Senate President Robert Stivers, R-Manchester, has again filed amendments to unrelated bills that would impede legal action by the city of Corbin to retain a portion of an occupational tax levied by Knox County.
It’s not the first time Stivers has filed such an amendment to an unrelated bill – he attached a similar amendment to the 2012 budget bill, which effectively stopped a suit by Corbin against Knox County.
Stivers says the amendment does not contradict statements he’s made that it’s inappropriate for the General Assembly to legislate on issues that are in litigation. Instead, he contends, it gives local governments and officials an opportunity to work out an agreement among themselves.
That’s not quite how Nick Birkenhauer, Corbin’s attorney in the case, sees it.
He says Stivers’ amendments – both the one in 2012 and two on bills still pending but not yet passed in the 2014 General Assembly – effectively cut off Corbin’s legal options to force Knox County to let Corbin retain some of the taxes collected inside the Corbin city limits.
The issue concerns a Kentucky law which allows cities in counties of 30,000 or more population to offset or retain a portion of taxes collected inside its boundaries by the county. Corbin is unusual in that its corporate limits cross the county line between Knox and Whitley counties.
Corbin has an agreement with Whitley County to retain 75 percent of its occupational taxes collected in the city. But Knox County won’t agree to a similar agreement with Corbin, and 23 percent of Corbin’s population is in Knox County.
In 2008, Corbin filed suit in Knox Circuit Court and won a favorable decision from a special judge. But Knox County appealed and the Court of Appeals sent the case back to Knox Circuit Court to determine the county’s population at the time the county implemented its occupational tax. The Supreme Court declined to hear an appeal.
“We were walking into the (Knox County) courthouse to secure Corbin’s portion of the taxes when Stivers filed his (2012) amendment,” Birkenhauer said.
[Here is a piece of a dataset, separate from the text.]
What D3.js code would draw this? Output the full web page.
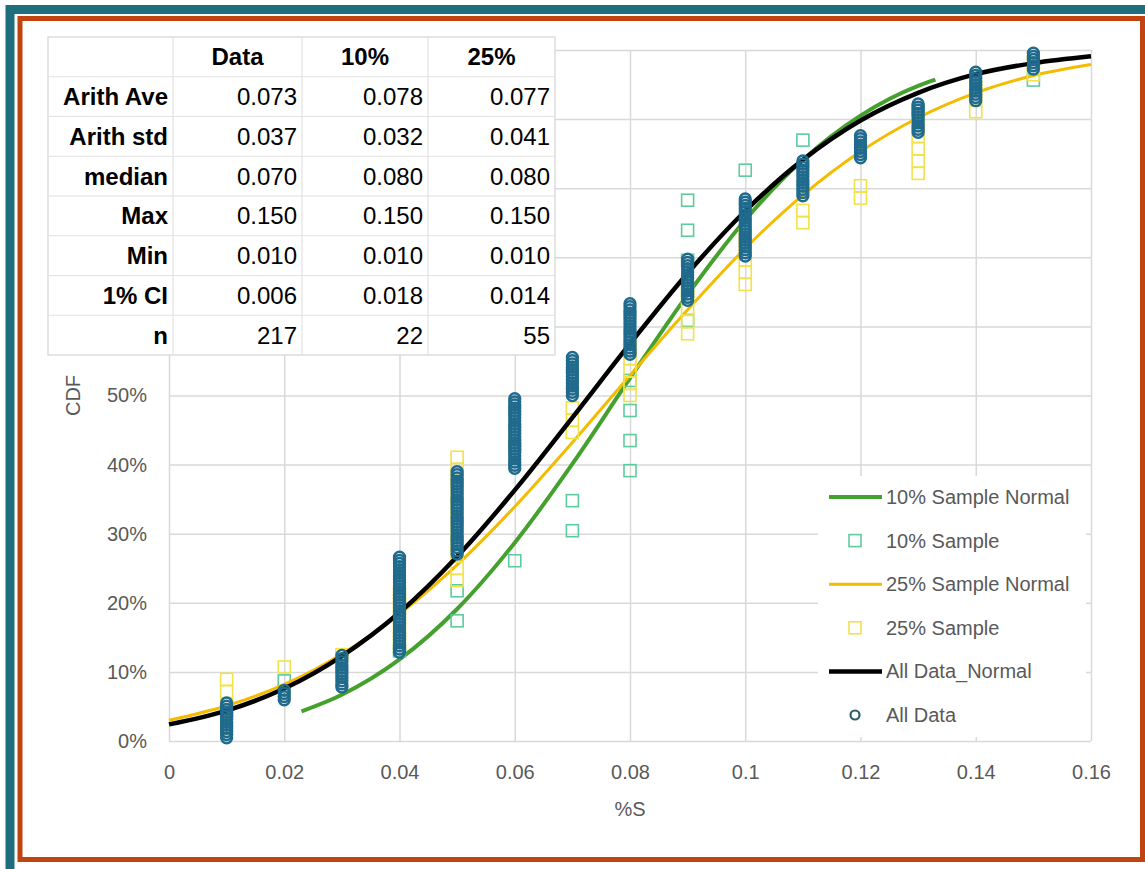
<!DOCTYPE html>
<meta charset="utf-8">
<style>
body { margin: 0; background: #fff; }
svg text { font-family: "Liberation Sans", Arial, sans-serif; }
.grid line { stroke: #d9d9d9; stroke-width: 1.5; }
.grid text { fill: #595959; font-size: 20px; }
.axis-title { fill: #595959; font-size: 20px; }
.legend text { fill: #595959; font-size: 20px; }
.tbl text { fill: #000; font-size: 24px; }
</style>
<body>
<svg width="1145" height="869"></svg>
<script src="https://d3js.org/d3.v7.min.js"></script>
<script>
// %S levels and how many points sit at each one
var levels = [0.01, 0.02, 0.03, 0.04, 0.05, 0.06, 0.07, 0.08, 0.09, 0.10, 0.11, 0.12, 0.13, 0.14, 0.15];
var allDataCounts = [12, 4, 11, 31, 27, 23, 13, 17, 14, 19, 12, 8, 10, 10, 6];
var sample10Counts = [1, 1, 0, 1, 2, 1, 2, 5, 5, 1, 1, 0, 1, 0, 1];
var sample25Counts = [5, 1, 1, 5, 11, 1, 3, 5, 4, 5, 2, 2, 5, 3, 2];

// fitted normal curves
var normX = [0, 0.01, 0.02, 0.03, 0.04, 0.05, 0.06, 0.07, 0.08, 0.09, 0.10, 0.11, 0.12, 0.13, 0.14, 0.15, 0.16];
var allNormal = [0.024, 0.044, 0.076, 0.123, 0.186, 0.267, 0.363, 0.468, 0.575, 0.677, 0.767, 0.841, 0.898, 0.938, 0.965, 0.981, 0.991];
var s25Normal = [0.030, 0.051, 0.082, 0.126, 0.184, 0.255, 0.339, 0.432, 0.529, 0.624, 0.713, 0.790, 0.853, 0.902, 0.938, 0.963, 0.979];
var s10X = [0.023, 0.03, 0.04, 0.05, 0.06, 0.07, 0.08, 0.09, 0.10, 0.11, 0.12, 0.13, 0.133];
var s10Normal = [0.043, 0.067, 0.118, 0.191, 0.287, 0.401, 0.525, 0.646, 0.754, 0.841, 0.905, 0.948, 0.957];

var xTicks = [0, 0.02, 0.04, 0.06, 0.08, 0.10, 0.12, 0.14, 0.16];
var yTicks = [0, 0.1, 0.2, 0.3, 0.4, 0.5, 0.6, 0.7, 0.8, 0.9, 1];
// labels above 50% sit under the stats table, so they are not shown
var yLabelTicks = [0, 0.1, 0.2, 0.3, 0.4, 0.5];

// stats table
var tableCols = ["Data", "10%", "25%"];
var tableRows = ["Arith Ave", "Arith std", "median", "Max", "Min", "1% CI", "n"];
var tableValues = [
  ["0.073", "0.078", "0.077"],
  ["0.037", "0.032", "0.041"],
  ["0.070", "0.080", "0.080"],
  ["0.150", "0.150", "0.150"],
  ["0.010", "0.010", "0.010"],
  ["0.006", "0.018", "0.014"],
  ["217", "22", "55"]
];

var colors = {
  g10: "#45a12e", sq10: "#5ecb9e",
  g25: "#f4bc00", sq25: "#f2e24a",
  all: "#000000", dots: "#1f6a8d"
};

var svg = d3.select("svg");

// frame
svg.append("rect").attr("x", 10).attr("y", 9.5).attr("width", 1160).attr("height", 880)
  .attr("fill", "none").attr("stroke", "#1f6e7e").attr("stroke-width", 9);
svg.append("rect").attr("x", 20).attr("y", 18.5).attr("width", 1122.5).attr("height", 841)
  .attr("fill", "#fff").attr("stroke", "#c0440f").attr("stroke-width", 5);

var x = d3.scaleLinear().domain([0, 0.16]).range([169, 1091]);
var y = d3.scaleLinear().domain([0, 1]).range([741, 50]);

// turn counts into ranked cdf points, rank/(n+1)
function cdfPoints(counts) {
  var n = d3.sum(counts), pts = [], k = 0;
  counts.forEach(function(c, i) {
    for (var j = 0; j < c; j++) {
      k++;
      pts.push({x: levels[i], p: k / (n + 1)});
    }
  });
  return pts;
}

// grid + tick labels
svg.append("g").attr("class", "grid")
  .attr("transform", "translate(0," + y(0) + ")")
  .call(d3.axisBottom(x).tickValues(xTicks).tickSize(-(y(0) - y(1))).tickPadding(24)
    .tickFormat(function(d) { return String(+d.toFixed(2)); }))
  .call(function(g) { g.select(".domain").remove(); })
  .attr("font-family", null).attr("font-size", null);

svg.append("g").attr("class", "grid")
  .attr("transform", "translate(" + x(0) + ",0)")
  .call(d3.axisLeft(y).tickValues(yTicks).tickSize(-(x(0.16) - x(0))).tickFormat(""))
  .call(function(g) { g.select(".domain").remove(); });

svg.append("g").attr("class", "grid")
  .attr("transform", "translate(" + x(0) + ",0)")
  .call(d3.axisLeft(y).tickValues(yLabelTicks).tickSize(0).tickPadding(22)
    .tickFormat(d3.format(".0%")))
  .call(function(g) { g.select(".domain").remove(); })
  .attr("font-family", null).attr("font-size", null);

svg.append("text").attr("class", "axis-title")
  .attr("transform", "translate(80," + (y(0.5)) + ") rotate(-90)")
  .attr("text-anchor", "middle").text("CDF");
svg.append("text").attr("class", "axis-title")
  .attr("x", x(0.08)).attr("y", 816).attr("text-anchor", "middle").text("%S");

var line = d3.line()
  .x(function(d) { return x(d[0]); })
  .y(function(d) { return y(d[1]); })
  .curve(d3.curveMonotoneX);

function drawSquares(pts, color) {
  svg.append("g").selectAll("rect").data(pts).enter().append("rect")
    .attr("x", function(d) { return x(d.x) - 6; })
    .attr("y", function(d) { return y(d.p) - 6; })
    .attr("width", 12).attr("height", 12)
    .attr("fill", "none").attr("stroke", color).attr("stroke-width", 1.6);
}

svg.append("path").datum(d3.zip(s10X, s10Normal)).attr("d", line)
  .attr("fill", "none").attr("stroke", colors.g10).attr("stroke-width", 4);
drawSquares(cdfPoints(sample10Counts), colors.sq10);

svg.append("path").datum(d3.zip(normX, s25Normal)).attr("d", line)
  .attr("fill", "none").attr("stroke", colors.g25).attr("stroke-width", 3);
drawSquares(cdfPoints(sample25Counts), colors.sq25);

svg.append("path").datum(d3.zip(normX, allNormal)).attr("d", line)
  .attr("fill", "none").attr("stroke", colors.all).attr("stroke-width", 4.5);

svg.append("g").selectAll("circle").data(cdfPoints(allDataCounts)).enter().append("circle")
  .attr("cx", function(d) { return x(d.x); })
  .attr("cy", function(d) { return y(d.p); })
  .attr("r", 5.4)
  .attr("fill", "none").attr("stroke", colors.dots).attr("stroke-width", 2.5);

// legend
var legendItems = [
  {name: "10% Sample Normal", type: "line", color: colors.g10, w: 4},
  {name: "10% Sample", type: "square", color: colors.sq10},
  {name: "25% Sample Normal", type: "line", color: colors.g25, w: 3},
  {name: "25% Sample", type: "square", color: colors.sq25},
  {name: "All Data_Normal", type: "line", color: colors.all, w: 4.5},
  {name: "All Data", type: "circle", color: "#2c5d6c"}
];
var legend = svg.append("g").attr("class", "legend");
legend.append("rect").attr("x", 818).attr("y", 476).attr("width", 268).attr("height", 261).attr("fill", "#fff");
legendItems.forEach(function(d, i) {
  var ly = 497 + i * 43.6;
  var g = legend.append("g");
  if (d.type == "line") {
    g.append("line").attr("x1", 829).attr("x2", 882).attr("y1", ly).attr("y2", ly)
      .attr("stroke", d.color).attr("stroke-width", d.w);
  } else if (d.type == "square") {
    g.append("rect").attr("x", 849).attr("y", ly - 6).attr("width", 12).attr("height", 12)
      .attr("fill", "none").attr("stroke", d.color).attr("stroke-width", 1.6);
  } else {
    g.append("circle").attr("cx", 855).attr("cy", ly).attr("r", 4.5)
      .attr("fill", "none").attr("stroke", d.color).attr("stroke-width", 2.2);
  }
  g.append("text").attr("x", 886).attr("y", ly + 7).text(d.name);
});

// table
var colEdges = [48, 173, 302, 428, 555];
var rowTop = 37, rowH = 39.75;
var tbl = svg.append("g").attr("class", "tbl");
tbl.append("rect").attr("x", colEdges[0]).attr("y", rowTop)
  .attr("width", colEdges[4] - colEdges[0]).attr("height", rowH * 8)
  .attr("fill", "#fff").attr("stroke", "#d4d4d4").attr("stroke-width", 1.2);
for (var r = 1; r < 8; r++) {
  tbl.append("line").attr("x1", colEdges[0]).attr("x2", colEdges[4])
    .attr("y1", rowTop + r * rowH).attr("y2", rowTop + r * rowH)
    .attr("stroke", "#e2e2e2").attr("stroke-width", 1.2);
}
colEdges.slice(1, 4).forEach(function(cx) {
  tbl.append("line").attr("x1", cx).attr("x2", cx).attr("y1", rowTop).attr("y2", rowTop + 8 * rowH)
    .attr("stroke", "#e2e2e2").attr("stroke-width", 1.2);
});
tableCols.forEach(function(c, j) {
  tbl.append("text").attr("x", (colEdges[j + 1] + colEdges[j + 2]) / 2)
    .attr("y", rowTop + rowH / 2 + 8.5).attr("text-anchor", "middle")
    .attr("font-weight", "bold").text(c);
});
tableRows.forEach(function(name, i) {
  var ty = rowTop + (i + 1.5) * rowH + 8.5;
  tbl.append("text").attr("x", colEdges[1] - 5).attr("y", ty)
    .attr("text-anchor", "end").attr("font-weight", "bold").text(name);
  tableValues[i].forEach(function(v, j) {
    tbl.append("text").attr("x", colEdges[j + 2] - 5).attr("y", ty)
      .attr("text-anchor", "end").text(v);
  });
});
</script>
</body>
That amendment required any offset or credit of city license fees against county license fees that existed as of March 15, 2012 to remain in effect until the two-year budget period ends on June 30, 2014. On Monday, Stivers filed similar amendments to two House bills on which the Senate hasn’t yet voted – but could act on when lawmakers come back for two days on April 14 and 15.
This time, the amendments would extend the freeze through July 15, 2016.
Stivers said Tuesday the issue is no longer restricted to Corbin and Knox County, that similar disagreements have arisen in Clark, Pulaski and Shelby counties. Like Birkenhauer, Stivers said the original statute (KRS 68.197) is confusing. He says it also creates unfair situations for those affected.
Corbin, he said, collects revenue from alcohol licenses which helps fund increases for their police department but provides nothing for the county which also sees an increase in alcohol-related police duties.
“It’s unfair to the cities, it’s unfair to the counties, and most of all it’s unfair to the individuals who live there,” Stivers said, describing the statute.
He said his amendments “put everyone on notice for two weeks that they ought to get together and work out a compromise. That would be my ultimate hope.”
But that hasn’t happened thus far in the dispute which goes back for more than six years.
Stivers also denies his amendments contradict his oft-stated position that the General Assembly shouldn’t legislate on matters before the courts. During the 2014 session, Stivers has invoked that Senate policy for failing to act on House bills dealing with eminent domain and library funding. He says the matter was resolved by the Court of Appeals.
Birkenhauer says that’s incorrect. The Court of Appeals sent the case back to Knox Circuit, he said, and Stivers’ 2012 amendment stopped that proceeding. On behalf of Corbin, Birkenhauer then filed suit arguing Stivers’ 2012 amendment is unconstitutional because it wasn’t germane to the bill he attached it to and because it is “special legislation,” legislation which isn’t general but applies to one specific entity and dispute.
Birkenhauer said if Corbin wins the second case, it would invalidate Stivers’ 2012 amendment which would then allow the original case in Knox Circuit Court to proceed.
The underlying law is still very much the subject of litigation, Birkenhauer said.